Each line of the data that includes the string "Output" is to be copied out.

[Source code of charts]
········
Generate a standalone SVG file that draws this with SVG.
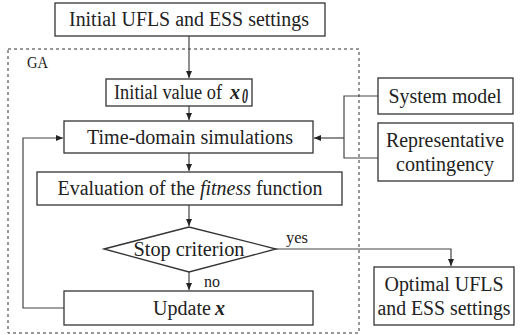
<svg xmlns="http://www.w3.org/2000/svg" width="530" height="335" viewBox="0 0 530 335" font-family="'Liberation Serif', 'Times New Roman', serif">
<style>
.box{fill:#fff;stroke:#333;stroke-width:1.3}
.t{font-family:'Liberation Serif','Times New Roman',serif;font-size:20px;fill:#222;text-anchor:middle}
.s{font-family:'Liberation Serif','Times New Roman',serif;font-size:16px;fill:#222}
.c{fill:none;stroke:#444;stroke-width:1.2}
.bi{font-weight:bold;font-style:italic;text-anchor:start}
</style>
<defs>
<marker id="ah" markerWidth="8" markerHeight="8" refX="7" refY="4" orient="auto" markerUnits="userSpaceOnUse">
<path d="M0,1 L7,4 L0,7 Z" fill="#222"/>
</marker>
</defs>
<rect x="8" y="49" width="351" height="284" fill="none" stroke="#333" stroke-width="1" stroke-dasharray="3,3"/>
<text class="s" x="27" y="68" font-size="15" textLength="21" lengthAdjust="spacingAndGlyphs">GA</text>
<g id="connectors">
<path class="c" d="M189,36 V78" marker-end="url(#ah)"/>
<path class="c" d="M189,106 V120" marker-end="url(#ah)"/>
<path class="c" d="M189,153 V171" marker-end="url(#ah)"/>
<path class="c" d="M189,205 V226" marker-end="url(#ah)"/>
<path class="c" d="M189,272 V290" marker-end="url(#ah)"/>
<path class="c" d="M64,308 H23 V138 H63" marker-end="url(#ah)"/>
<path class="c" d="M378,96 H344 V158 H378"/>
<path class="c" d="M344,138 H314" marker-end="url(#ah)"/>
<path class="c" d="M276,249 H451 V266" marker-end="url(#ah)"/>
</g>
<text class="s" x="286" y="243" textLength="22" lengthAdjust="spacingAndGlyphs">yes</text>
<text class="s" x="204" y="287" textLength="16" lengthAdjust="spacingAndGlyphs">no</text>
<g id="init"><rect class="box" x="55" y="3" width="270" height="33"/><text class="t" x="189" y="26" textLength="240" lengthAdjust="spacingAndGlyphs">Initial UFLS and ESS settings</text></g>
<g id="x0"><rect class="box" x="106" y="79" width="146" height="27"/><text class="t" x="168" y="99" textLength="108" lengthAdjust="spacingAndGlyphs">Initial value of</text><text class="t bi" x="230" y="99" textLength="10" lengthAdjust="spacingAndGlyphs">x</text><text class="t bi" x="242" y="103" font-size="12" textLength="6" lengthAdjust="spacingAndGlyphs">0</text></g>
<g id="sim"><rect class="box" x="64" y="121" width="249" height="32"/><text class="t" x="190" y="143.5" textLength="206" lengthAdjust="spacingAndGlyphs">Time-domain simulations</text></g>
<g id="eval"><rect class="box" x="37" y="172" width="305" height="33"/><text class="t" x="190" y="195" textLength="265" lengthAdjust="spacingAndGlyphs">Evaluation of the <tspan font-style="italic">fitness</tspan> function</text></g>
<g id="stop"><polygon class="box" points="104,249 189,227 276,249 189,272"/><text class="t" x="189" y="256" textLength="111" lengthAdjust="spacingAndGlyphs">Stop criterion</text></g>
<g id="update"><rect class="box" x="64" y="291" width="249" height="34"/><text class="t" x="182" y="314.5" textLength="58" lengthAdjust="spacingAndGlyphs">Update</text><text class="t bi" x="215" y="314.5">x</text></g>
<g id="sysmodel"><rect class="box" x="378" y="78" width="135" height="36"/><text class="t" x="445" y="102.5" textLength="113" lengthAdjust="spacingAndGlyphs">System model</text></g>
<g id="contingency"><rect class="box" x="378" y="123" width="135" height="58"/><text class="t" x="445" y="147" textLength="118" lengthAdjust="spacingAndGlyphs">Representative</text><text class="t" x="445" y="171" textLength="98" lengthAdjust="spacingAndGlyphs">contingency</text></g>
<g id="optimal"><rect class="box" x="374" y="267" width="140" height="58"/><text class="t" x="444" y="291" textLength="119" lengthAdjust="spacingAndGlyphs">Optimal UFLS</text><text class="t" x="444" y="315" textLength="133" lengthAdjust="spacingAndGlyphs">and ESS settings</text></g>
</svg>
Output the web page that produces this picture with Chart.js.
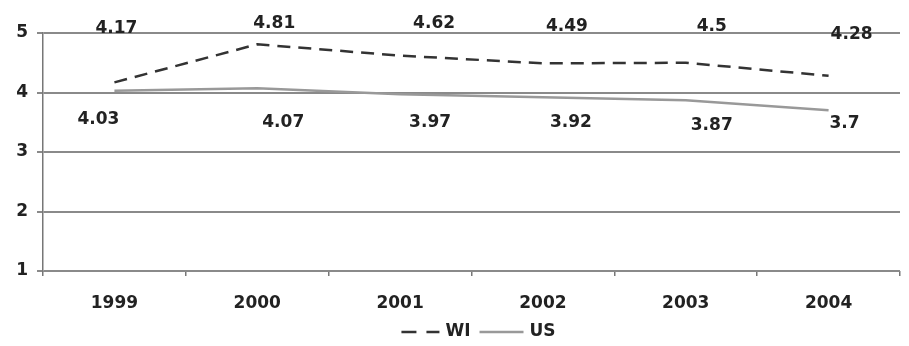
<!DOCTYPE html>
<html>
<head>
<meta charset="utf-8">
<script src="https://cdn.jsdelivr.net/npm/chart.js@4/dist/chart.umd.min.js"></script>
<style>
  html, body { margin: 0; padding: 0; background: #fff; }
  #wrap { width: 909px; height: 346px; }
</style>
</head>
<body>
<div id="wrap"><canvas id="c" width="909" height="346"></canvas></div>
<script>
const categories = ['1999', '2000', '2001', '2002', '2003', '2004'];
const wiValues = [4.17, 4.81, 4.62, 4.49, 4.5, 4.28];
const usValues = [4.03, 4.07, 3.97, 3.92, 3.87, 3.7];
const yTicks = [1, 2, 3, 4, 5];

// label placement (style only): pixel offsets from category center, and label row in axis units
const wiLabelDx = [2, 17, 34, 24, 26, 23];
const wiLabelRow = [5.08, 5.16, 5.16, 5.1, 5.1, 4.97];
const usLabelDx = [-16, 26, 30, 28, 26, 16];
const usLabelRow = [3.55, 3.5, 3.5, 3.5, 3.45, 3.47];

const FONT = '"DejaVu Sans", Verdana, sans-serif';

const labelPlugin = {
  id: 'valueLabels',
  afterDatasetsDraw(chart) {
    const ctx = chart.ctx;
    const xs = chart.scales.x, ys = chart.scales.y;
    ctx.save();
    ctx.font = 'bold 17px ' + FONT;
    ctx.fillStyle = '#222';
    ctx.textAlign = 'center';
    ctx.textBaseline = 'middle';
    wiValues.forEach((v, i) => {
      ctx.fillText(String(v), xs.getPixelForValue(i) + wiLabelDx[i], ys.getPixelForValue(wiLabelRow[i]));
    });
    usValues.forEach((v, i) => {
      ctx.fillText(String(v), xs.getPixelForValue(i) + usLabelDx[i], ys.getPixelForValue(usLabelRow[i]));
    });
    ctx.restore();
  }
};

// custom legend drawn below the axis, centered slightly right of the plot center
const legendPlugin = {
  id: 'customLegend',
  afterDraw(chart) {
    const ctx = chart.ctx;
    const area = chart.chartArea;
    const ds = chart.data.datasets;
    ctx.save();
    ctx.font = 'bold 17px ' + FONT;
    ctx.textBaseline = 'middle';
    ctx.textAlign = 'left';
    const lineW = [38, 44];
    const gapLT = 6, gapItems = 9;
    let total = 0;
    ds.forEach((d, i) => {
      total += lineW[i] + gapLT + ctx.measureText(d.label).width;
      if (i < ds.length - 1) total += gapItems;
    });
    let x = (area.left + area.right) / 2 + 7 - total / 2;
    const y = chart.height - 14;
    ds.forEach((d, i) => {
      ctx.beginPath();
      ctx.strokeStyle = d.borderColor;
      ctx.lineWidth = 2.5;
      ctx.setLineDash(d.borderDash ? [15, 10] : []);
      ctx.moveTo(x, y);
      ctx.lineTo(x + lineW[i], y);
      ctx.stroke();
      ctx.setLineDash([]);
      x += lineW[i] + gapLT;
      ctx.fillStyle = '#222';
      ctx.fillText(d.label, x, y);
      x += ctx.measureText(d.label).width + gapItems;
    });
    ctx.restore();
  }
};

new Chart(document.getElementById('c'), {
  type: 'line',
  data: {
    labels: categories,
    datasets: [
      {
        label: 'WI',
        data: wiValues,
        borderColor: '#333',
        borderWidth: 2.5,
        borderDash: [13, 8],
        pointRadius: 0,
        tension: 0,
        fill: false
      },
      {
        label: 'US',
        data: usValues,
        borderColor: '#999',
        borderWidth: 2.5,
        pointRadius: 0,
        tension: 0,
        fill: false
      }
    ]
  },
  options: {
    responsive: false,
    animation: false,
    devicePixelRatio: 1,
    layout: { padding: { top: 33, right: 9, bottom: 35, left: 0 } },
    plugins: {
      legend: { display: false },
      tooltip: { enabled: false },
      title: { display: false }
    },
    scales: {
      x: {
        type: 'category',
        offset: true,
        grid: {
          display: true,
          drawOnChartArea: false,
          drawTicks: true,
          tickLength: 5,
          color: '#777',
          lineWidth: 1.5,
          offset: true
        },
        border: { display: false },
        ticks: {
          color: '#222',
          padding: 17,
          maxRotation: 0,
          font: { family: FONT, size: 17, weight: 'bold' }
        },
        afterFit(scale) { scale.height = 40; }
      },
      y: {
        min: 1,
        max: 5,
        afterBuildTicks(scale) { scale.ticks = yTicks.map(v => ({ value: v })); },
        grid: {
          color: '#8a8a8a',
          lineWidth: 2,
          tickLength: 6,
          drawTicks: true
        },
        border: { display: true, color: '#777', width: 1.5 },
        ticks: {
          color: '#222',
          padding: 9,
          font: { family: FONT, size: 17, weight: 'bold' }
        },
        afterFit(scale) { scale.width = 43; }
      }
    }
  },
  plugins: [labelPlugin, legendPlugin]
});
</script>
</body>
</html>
········
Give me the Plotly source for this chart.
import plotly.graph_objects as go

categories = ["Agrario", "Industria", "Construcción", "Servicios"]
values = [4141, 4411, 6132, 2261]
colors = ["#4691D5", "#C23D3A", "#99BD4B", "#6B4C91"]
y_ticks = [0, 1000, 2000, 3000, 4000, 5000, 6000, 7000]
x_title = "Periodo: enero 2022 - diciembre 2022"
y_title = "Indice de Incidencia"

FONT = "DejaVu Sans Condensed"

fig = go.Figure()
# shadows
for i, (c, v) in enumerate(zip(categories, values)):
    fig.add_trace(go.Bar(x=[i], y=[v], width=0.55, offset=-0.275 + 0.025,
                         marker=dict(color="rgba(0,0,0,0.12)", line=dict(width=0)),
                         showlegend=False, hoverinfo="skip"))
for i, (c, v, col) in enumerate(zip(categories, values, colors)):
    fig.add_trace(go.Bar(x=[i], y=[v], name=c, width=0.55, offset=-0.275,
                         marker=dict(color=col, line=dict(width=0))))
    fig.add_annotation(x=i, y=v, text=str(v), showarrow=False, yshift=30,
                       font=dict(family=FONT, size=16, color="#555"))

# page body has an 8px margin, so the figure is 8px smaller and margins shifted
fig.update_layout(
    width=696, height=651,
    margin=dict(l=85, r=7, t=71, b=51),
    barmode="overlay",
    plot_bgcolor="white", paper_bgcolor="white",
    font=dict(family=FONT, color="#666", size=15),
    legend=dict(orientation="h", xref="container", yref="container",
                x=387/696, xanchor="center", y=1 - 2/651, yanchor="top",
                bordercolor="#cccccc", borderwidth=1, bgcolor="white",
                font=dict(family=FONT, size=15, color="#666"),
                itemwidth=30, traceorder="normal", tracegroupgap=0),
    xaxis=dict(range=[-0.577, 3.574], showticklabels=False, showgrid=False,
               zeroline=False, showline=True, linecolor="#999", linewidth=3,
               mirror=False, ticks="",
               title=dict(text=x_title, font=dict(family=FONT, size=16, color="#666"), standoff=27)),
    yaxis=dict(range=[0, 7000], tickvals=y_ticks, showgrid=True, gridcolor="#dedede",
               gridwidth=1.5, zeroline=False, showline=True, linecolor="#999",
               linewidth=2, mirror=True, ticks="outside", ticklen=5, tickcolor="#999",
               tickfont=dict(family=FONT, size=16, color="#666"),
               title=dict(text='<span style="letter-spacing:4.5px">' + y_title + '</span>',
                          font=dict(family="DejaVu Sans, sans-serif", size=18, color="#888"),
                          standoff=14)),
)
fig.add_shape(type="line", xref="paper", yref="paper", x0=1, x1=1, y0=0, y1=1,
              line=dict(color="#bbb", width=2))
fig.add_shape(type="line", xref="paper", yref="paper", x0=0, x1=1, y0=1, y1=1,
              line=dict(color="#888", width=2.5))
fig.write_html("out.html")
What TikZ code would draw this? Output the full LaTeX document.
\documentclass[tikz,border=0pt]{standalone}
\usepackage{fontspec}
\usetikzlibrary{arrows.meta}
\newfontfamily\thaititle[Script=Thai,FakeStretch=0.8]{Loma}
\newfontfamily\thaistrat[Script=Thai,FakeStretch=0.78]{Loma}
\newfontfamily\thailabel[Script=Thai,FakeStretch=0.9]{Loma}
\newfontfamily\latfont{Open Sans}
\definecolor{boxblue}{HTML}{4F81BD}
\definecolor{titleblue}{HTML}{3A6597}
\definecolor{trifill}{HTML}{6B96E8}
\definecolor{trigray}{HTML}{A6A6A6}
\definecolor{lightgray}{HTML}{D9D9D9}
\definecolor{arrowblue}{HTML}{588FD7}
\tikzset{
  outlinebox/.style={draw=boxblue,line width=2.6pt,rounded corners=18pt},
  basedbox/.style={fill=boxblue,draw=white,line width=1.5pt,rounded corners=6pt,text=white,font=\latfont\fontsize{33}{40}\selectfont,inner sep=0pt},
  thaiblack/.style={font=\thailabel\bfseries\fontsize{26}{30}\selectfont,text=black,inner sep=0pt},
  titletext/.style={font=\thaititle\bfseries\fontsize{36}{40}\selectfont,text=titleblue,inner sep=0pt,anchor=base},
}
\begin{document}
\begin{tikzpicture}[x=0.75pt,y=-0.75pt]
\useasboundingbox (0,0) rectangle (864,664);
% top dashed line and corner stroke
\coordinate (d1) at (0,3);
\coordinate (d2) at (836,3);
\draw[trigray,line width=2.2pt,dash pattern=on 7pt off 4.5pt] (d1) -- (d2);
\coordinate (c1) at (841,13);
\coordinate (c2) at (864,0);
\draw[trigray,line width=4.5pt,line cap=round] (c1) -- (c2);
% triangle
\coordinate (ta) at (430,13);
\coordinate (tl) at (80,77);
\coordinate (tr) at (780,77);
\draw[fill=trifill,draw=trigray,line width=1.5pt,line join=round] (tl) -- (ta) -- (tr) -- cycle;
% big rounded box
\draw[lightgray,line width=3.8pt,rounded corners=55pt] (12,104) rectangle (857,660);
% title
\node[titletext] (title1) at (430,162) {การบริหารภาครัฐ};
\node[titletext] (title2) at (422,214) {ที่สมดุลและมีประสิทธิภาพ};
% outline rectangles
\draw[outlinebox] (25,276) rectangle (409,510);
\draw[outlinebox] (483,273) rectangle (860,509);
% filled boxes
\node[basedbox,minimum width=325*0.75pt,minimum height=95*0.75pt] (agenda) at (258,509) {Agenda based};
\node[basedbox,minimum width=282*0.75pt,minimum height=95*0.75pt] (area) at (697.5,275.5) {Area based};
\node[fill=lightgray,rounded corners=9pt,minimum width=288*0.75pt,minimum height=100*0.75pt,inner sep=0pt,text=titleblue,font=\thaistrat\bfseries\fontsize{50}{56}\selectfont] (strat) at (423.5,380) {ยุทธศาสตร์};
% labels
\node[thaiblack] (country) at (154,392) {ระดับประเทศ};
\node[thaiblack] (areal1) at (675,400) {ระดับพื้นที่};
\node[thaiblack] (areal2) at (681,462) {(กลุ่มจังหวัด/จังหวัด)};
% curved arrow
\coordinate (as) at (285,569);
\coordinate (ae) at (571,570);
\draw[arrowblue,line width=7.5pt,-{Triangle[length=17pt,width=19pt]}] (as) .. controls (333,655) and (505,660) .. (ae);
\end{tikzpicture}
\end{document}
········
Exercise solution
Output the web page that produces this picture with Chart.js.
What TikZ code would draw this? Output the full LaTeX document.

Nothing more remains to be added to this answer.